Today it was in God’s sov that I just happened to be reading Refuse to Do Nothing: Finding Your Power to Abolish Modern-Day Slavery by Shayne Moore and Kimberly McOwen Yim. And it was in God’s sovereignty that I had just finished a chapter written by Kim about her fears and anxieties about going on a short-term mission trip to Cambodia to see first hand what she had been learning about modern-day slavery. In this chapter she references 2 Corinthians 12, when Paul boasts of his sufferings. (“…on my own behalf I will not boast, except of my weaknesses” – 2 Corinthians 12:5) Kim goes on (as Paul went on) to reference how Paul asked the Lord to take away his suffering.
“Three times I pleaded with the Lord about this, that it should leave me. But he said to me, ‘My grace is sufficient for you, for my power is made perfect in weakness.’ Therefore I will boast all the more gladly of my weaknesses, so that the power of Christ may rest upon me. For the sake of Christ, then, I am content with weaknesses, insults, hardships, persecutions, and calamities. For when I am weak, then I am strong.” – 2 Corinthians 12:8-10
Now it may seem a little ridiculous to compare broken fans and lost audio books to flying around the world to work alongside slave abolitionists and whatever spiritual thorn Paul had in his side, but I think it was that contrast that made me realize just how ridiculous I was being. How can I whine and mope about having to wash my clothes by hand on this one day when the majority of people I know and love and work and worship alongside in this city and in my neighborhood wash their clothes by hand every single day? How can I whine and complain about my fan breaking when literally all I had to do was walk out to the living room and get another fan? If God can be Paul’s strength in his weaknesses, enabling him to point thousands of people to Christ and to encourage and admonish so many churches throughout the centuries and if God can be Kim’s strength to get on a plane and fly to Cambodia, leaving behind her family and comfortable life in order to bring to light the injustices of this world, then isn’t His strength sufficient enough for my piddly little problems?

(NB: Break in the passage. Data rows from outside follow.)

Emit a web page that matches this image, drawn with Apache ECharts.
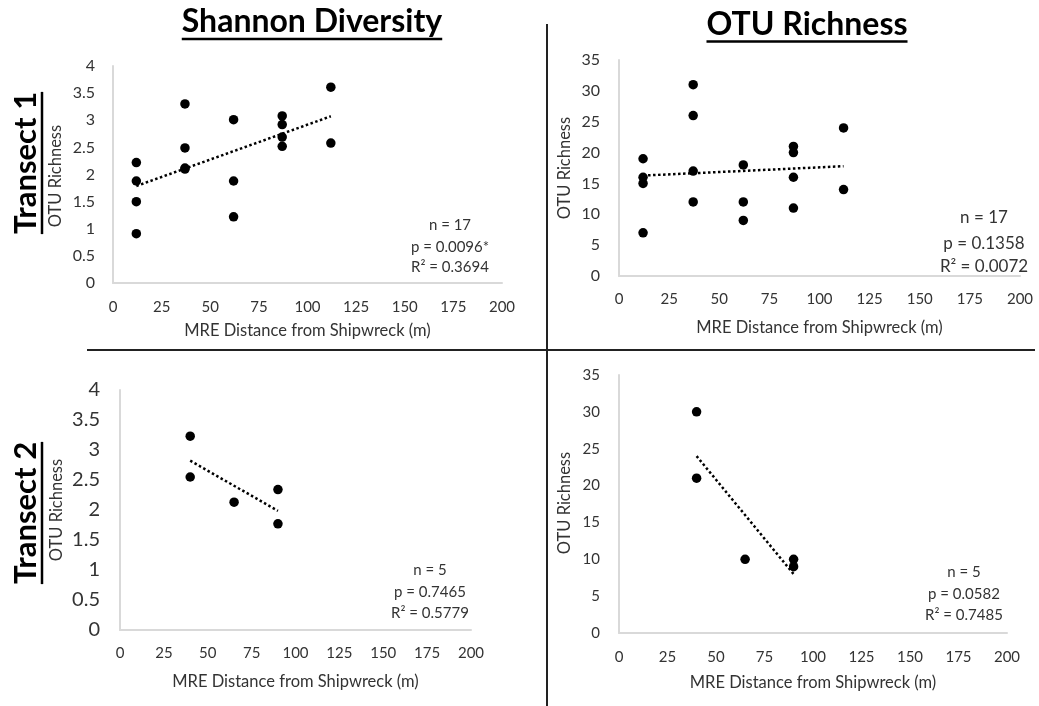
<!DOCTYPE html>
<html><head><meta charset="utf-8">
<script src="https://cdn.jsdelivr.net/npm/echarts@6/dist/echarts.min.js"></script>
<style>html,body{margin:0;padding:0;background:#fff}#c{width:1039px;height:706px}</style>
</head><body><div id="c"></div>
<script>
// ---------- data ----------
const t1Distance = [12, 12, 12, 12, 37, 37, 37, 37, 62, 62, 62, 87, 87, 87, 87, 112, 112];
const t1Shannon  = [2.22, 1.88, 1.50, 0.91, 3.30, 2.49, 2.12, 2.10, 3.01, 1.88, 1.22, 3.08, 2.92, 2.69, 2.52, 3.61, 2.58];
const t1Otu      = [19, 16, 15, 7, 31, 26, 17, 12, 18, 12, 9, 21, 20, 16, 11, 24, 14];
const t2Distance = [40, 40, 65, 90, 90];
const t2Shannon  = [3.23, 2.55, 2.13, 2.34, 1.77];
const t2Otu      = [30, 21, 10, 10, 9];

const columnTitles = ['Shannon Diversity', 'OTU Richness'];
const rowTitles = ['Transect 1', 'Transect 2'];
const yAxisTitle = 'OTU Richness';
const xAxisTitle = 'MRE Distance from Shipwreck (m)';
const statsT1Shannon = ['n = 17', 'p = 0.0096*', 'R\u00B2 = 0.3694'];
const statsT1Otu     = ['n = 17', 'p = 0.1358', 'R\u00B2 = 0.0072'];
const statsT2Shannon = ['n = 5', 'p = 0.7465', 'R\u00B2 = 0.5779'];
const statsT2Otu     = ['n = 5', 'p = 0.0582', 'R\u00B2 = 0.7485'];
const xRange = [0, 200, 25];
const shannonRange = [0, 4, 0.5];
const otuRange = [0, 35, 5];

// ---------- layout ----------
const FONT = 'Lato, "Open Sans", sans-serif';
const TXT = '#333333';
const panels = [
  {xs: t1Distance, ys: t1Shannon, stats: statsT1Shannon, yr: shannonRange,
   grid: {left: 113, top: 66, width: 389, height: 217}, yFont: 16, xFont: 15, yMargin: 18, xMargin: 17,
   xTitleY: 331, yTitle: [56, 176], statsX: 450, statsY: [225, 247, 267], statsFont: 15},
  {xs: t1Distance, ys: t1Otu, stats: statsT1Otu, yr: otuRange,
   grid: {left: 619, top: 60, width: 401, height: 216}, yFont: 16, xFont: 15, yMargin: 19, xMargin: 16,
   xTitleY: 328, yTitle: [565, 168], statsX: 984, statsY: [218, 244, 267], statsFont: 17},
  {xs: t2Distance, ys: t2Shannon, stats: statsT2Shannon, yr: shannonRange,
   grid: {left: 120, top: 390, width: 351, height: 240}, yFont: 20, xFont: 15, yMargin: 20, xMargin: 16,
   xTitleY: 682, yTitle: [57, 510], statsX: 430, statsY: [570, 592, 613], statsFont: 15},
  {xs: t2Distance, ys: t2Otu, stats: statsT2Otu, yr: otuRange,
   grid: {left: 619, top: 375, width: 388, height: 258}, yFont: 15, xFont: 15, yMargin: 19, xMargin: 17,
   xTitleY: 683, yTitle: [565, 503], statsX: 964, statsY: [572, 594, 615], statsFont: 15}
];

function fit(xs, ys) {
  const n = xs.length;
  const mx = xs.reduce((a, b) => a + b, 0) / n;
  const my = ys.reduce((a, b) => a + b, 0) / n;
  let sxy = 0, sxx = 0;
  for (let i = 0; i < n; i++) { sxy += (xs[i] - mx) * (ys[i] - my); sxx += (xs[i] - mx) ** 2; }
  const b = sxy / sxx, a = my - b * mx;
  const x0 = Math.min(...xs), x1 = Math.max(...xs);
  return [[x0, a + b * x0], [x1, a + b * x1]];
}
const ctx = document.createElement('canvas').getContext('2d');
function textW(font, s) { ctx.font = font; return ctx.measureText(s).width; }

const grids = [], xAxes = [], yAxes = [], series = [], graphic = [];
panels.forEach((p, i) => {
  grids.push(Object.assign({containLabel: false}, p.grid));
  const line = {show: true, lineStyle: {color: '#d9d9d9', width: 2}};
  xAxes.push({type: 'value', gridIndex: i, min: xRange[0], max: xRange[1], interval: xRange[2],
    axisLine: line, axisTick: {show: false}, splitLine: {show: false},
    axisLabel: {fontSize: p.xFont, color: TXT, fontFamily: FONT, margin: p.xMargin, showMinLabel: true, showMaxLabel: true}});
  yAxes.push({type: 'value', gridIndex: i, min: p.yr[0], max: p.yr[1], interval: p.yr[2],
    axisLine: line, axisTick: {show: false}, splitLine: {show: false},
    axisLabel: {fontSize: p.yFont, color: TXT, fontFamily: FONT, margin: p.yMargin, showMinLabel: true, showMaxLabel: true}});
  series.push({type: 'line', xAxisIndex: i, yAxisIndex: i, data: fit(p.xs, p.ys), symbol: 'none',
    lineStyle: {color: '#000', width: 2.5, type: [2.5, 2.5]}, z: 1, silent: true});
  series.push({type: 'scatter', xAxisIndex: i, yAxisIndex: i, data: p.xs.map((x, k) => [x, p.ys[k]]),
    symbol: 'circle', symbolSize: 9.5, itemStyle: {color: '#000', opacity: 1}, z: 2});
  graphic.push({type: 'text', x: p.grid.left + p.grid.width / 2, y: p.xTitleY,
    style: {text: xAxisTitle, font: '16.5px ' + FONT, fill: TXT, align: 'center', verticalAlign: 'middle'}});
  graphic.push({type: 'text', x: p.yTitle[0], y: p.yTitle[1], rotation: Math.PI / 2,
    style: {text: yAxisTitle, font: '16.5px ' + FONT, fill: TXT, align: 'center', verticalAlign: 'middle'}});
  p.stats.forEach((s, k) => graphic.push({type: 'text', x: p.statsX, y: p.statsY[k],
    style: {text: s, font: p.statsFont + 'px ' + FONT, fill: TXT, align: 'center', verticalAlign: 'middle'}}));
});

const colTitlePos = [[312, 22, 39], [807, 25, 41.5]];
columnTitles.forEach((t, i) => {
  const f = 'bold 32px ' + FONT;
  const w = textW(f, t);
  const [cx, cy, uy] = colTitlePos[i];
  graphic.push({type: 'text', x: cx, y: cy, style: {text: t, font: f, fill: '#000', align: 'center', verticalAlign: 'middle'}});
  graphic.push({type: 'line', shape: {x1: cx - w / 2, y1: uy, x2: cx + w / 2, y2: uy}, style: {stroke: '#000', lineWidth: 2.5}});
});
const rowTitlePos = [[26, 163, 42], [26, 513, 42]];
rowTitles.forEach((t, i) => {
  const f = 'bold 31px ' + FONT;
  const w = textW(f, t);
  const [cx, cy, ux] = rowTitlePos[i];
  graphic.push({type: 'text', x: cx, y: cy, rotation: Math.PI / 2, style: {text: t, font: f, fill: '#000', align: 'center', verticalAlign: 'middle'}});
  graphic.push({type: 'line', shape: {x1: ux, y1: cy - w / 2, x2: ux, y2: cy + w / 2}, style: {stroke: '#000', lineWidth: 2.5}});
});
graphic.push({type: 'line', shape: {x1: 87, y1: 350, x2: 1035, y2: 350}, style: {stroke: '#222', lineWidth: 2}});
graphic.push({type: 'line', shape: {x1: 547, y1: 24, x2: 547, y2: 706}, style: {stroke: '#222', lineWidth: 2}});

const chart = echarts.init(document.getElementById('c'), null, {renderer: 'canvas'});
chart.setOption({
  animation: false,
  backgroundColor: '#fff',
  grid: grids, xAxis: xAxes, yAxis: yAxes, series: series, graphic: graphic
});
</script></body></html>
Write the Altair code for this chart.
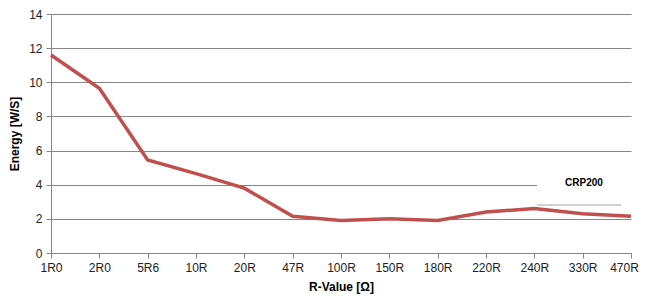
import altair as alt
import pandas as pd

categories = ["1R0", "2R0", "5R6", "10R", "20R", "47R", "100R", "150R", "180R", "220R", "240R", "330R", "470R"]
energy = [11.6, 9.65, 5.45, 4.65, 3.8, 2.15, 1.9, 2.0, 1.9, 2.4, 2.6, 2.3, 2.15]
series_name = "CRP200"

df = pd.DataFrame({"R": categories, "E": energy})

font = "Liberation Sans"

line = alt.Chart(df).mark_line(color="#C0504D", strokeWidth=3.5).encode(
    x=alt.X("R:N", sort=categories, scale=alt.Scale(type="point", padding=0),
            axis=alt.Axis(title="R-Value [Ω]", labelAngle=0, grid=False,
                          domainColor="#868686", tickColor="#868686", tickSize=5,
                          labelPadding=4, titlePadding=8,
                          labelOffset=alt.expr("datum.label == '470R' ? -7 : 0"))),
    y=alt.Y("E:Q", scale=alt.Scale(domain=[0, 14], nice=False),
            axis=alt.Axis(title="Energy [W/S]", values=list(range(0, 15, 2)),
                          grid=True, gridColor="#868686", domainColor="#868686",
                          tickColor="#868686", tickSize=5, labelPadding=4, titlePadding=7)),
)

mask = alt.Chart(df).mark_rect(color="white").encode(
    x=alt.value(486), x2=alt.value(582), y=alt.value(163), y2=alt.value(175)
)
underline = alt.Chart(df).mark_rule(color="#d0d0d0", strokeWidth=1).encode(
    x=alt.value(486), x2=alt.value(570), y=alt.value(191)
)
label = alt.Chart(pd.DataFrame({"t": [series_name]})).mark_text(
    font=font, fontSize=10, fontWeight="bold", color="black"
).encode(text="t:N", x=alt.value(533), y=alt.value(169))

chart = alt.layer(line, mask, underline, label).properties(
    width=580, height=239,
    autosize=alt.AutoSizeParams(type="none"),
    padding={"left": 43, "top": 6, "right": 8, "bottom": 42},
).configure_view(stroke=None).configure_axis(
    labelFont=font, titleFont=font, labelFontSize=12, titleFontSize=12,
    labelColor="#222222", titleColor="#000000", titleFontWeight="bold"
)

chart.save("out.html", embed_options={"renderer": "svg", "actions": False})
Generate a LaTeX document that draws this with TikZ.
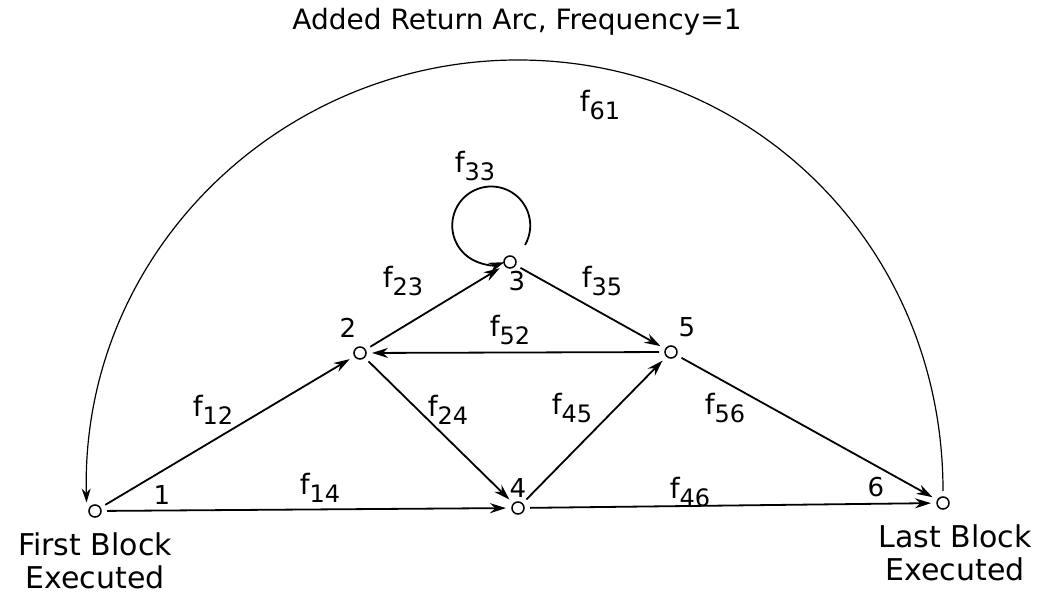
\documentclass[tikz,border=0pt]{standalone}
\usepackage{fontspec}
\setmainfont{DejaVu Sans}
\usetikzlibrary{arrows.meta}
\newcommand{\fsub}[1]{f\raisebox{-4pt}{\fontsize{12}{12}\selectfont #1}}

\begin{document}
\begin{tikzpicture}[x=0.5pt, y=0.5pt,
    block/.style={circle, draw, line width=0.75pt, minimum size=6pt, inner sep=0pt, outer sep=3pt},
    flow/.style={-{Stealth[length=8pt, width=5pt]}, line width=0.9pt},
    returnarc/.style={-{Stealth[length=7pt, width=4.5pt]}, line width=0.6pt},
    lbl/.style={font=\fontsize{14}{16}\selectfont},
    num/.style={font=\fontsize{13}{15}\selectfont},
    ends/.style={align=center, font=\fontsize{15}{16.5}\selectfont}]
    \useasboundingbox (0,0) rectangle (1047,594);
    % ブロック
    \node[block] (n1) at (95,83) {};
    \node[block] (n2) at (360,241) {};
    \node[block] (n3) at (510,332) {};
    \node[block] (n4) at (518,86) {};
    \node[block] (n5) at (671,242) {};
    \node[block] (n6) at (943,91) {};
    % ブロック番号
    \foreach \k/\x/\y in {1/162/99, 2/348/266, 3/517/313, 4/518/106, 5/687/267, 6/876/107} {
        \node[num] (k\k) at (\x,\y) {\k};
    }
    % 遷移
    \foreach \a/\b in {n1/n2, n1/n4, n2/n3, n2/n4, n3/n5, n5/n2, n4/n5, n4/n6, n5/n6} {
        \draw[flow] (\a) -- (\b);
    }
    % 自己ループ
    \draw[flow] ([shift={(15,17)}]n3.center) arc[start angle=-30, end angle=290, radius=39];
    % 頻度
    \foreach \t/\x/\y in {12/213/184, 14/320/106, 23/403/313, 33/475/428, 35/602/313, 52/510/264,
        24/448/184, 45/572/186, 56/725/186, 46/690/102, 61/600/489} {
        \node[lbl] (f\t) at (\x,\y) {\fsub{\t}};
    }
    % 追加された戻り弧
    \coordinate (apex) at (518,534);
    \draw[returnarc] (n6.north) .. controls +(0,245) and +(235,0) .. (apex)
        .. controls +(-237,0) and +(-6,250) .. (n1.north west);
    \node[lbl] (title) at (517,572) {Added Return Arc, Frequency=1};
    \node[ends] (first) at (95,33) {First Block\\Executed};
    \node[ends] (last) at (955,41) {Last Block\\Executed};
\end{tikzpicture}
\end{document}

The answer is, Yes. And more importantly, there are bigger issues for me to spend my time and energy whining about than my broken fan. I pray that when my somewhere-space gets too full of negative thoughts and instances, that what comes exploding out is an overflow of God’s heart. Somewhere deep down inside of that somewhere-space is a burden for the homeless and hungry. Somewhere shoved back behind missing fast food restaurants and microwaves is a heart for the women at my church who feel they have no other choice but to sell their bodies in order to feed their children. Somewhere squeezed in between the car I want but can’t afford and the lack of a Hobby Lobby is a desire for each of my students to know the joy and peace that comes from knowing a God who loves them.
There is a responsibility that comes from being (at times painfully) self-aware. A responsibility to do something to be better. I’ve known for a while now that I’m a 7 on the Enneagram scale and I think that now is the time to start addressing the piddly little problems in the moment, leaving even those silly things at Christ’s feet, and freeing up the somewhere-space in my heart and mind to set my mind on things above. To free up the energy and words to advocate for the broken and to remind myself of the power of the gospel.
What things are consuming your heart and mind that just aren’t that important?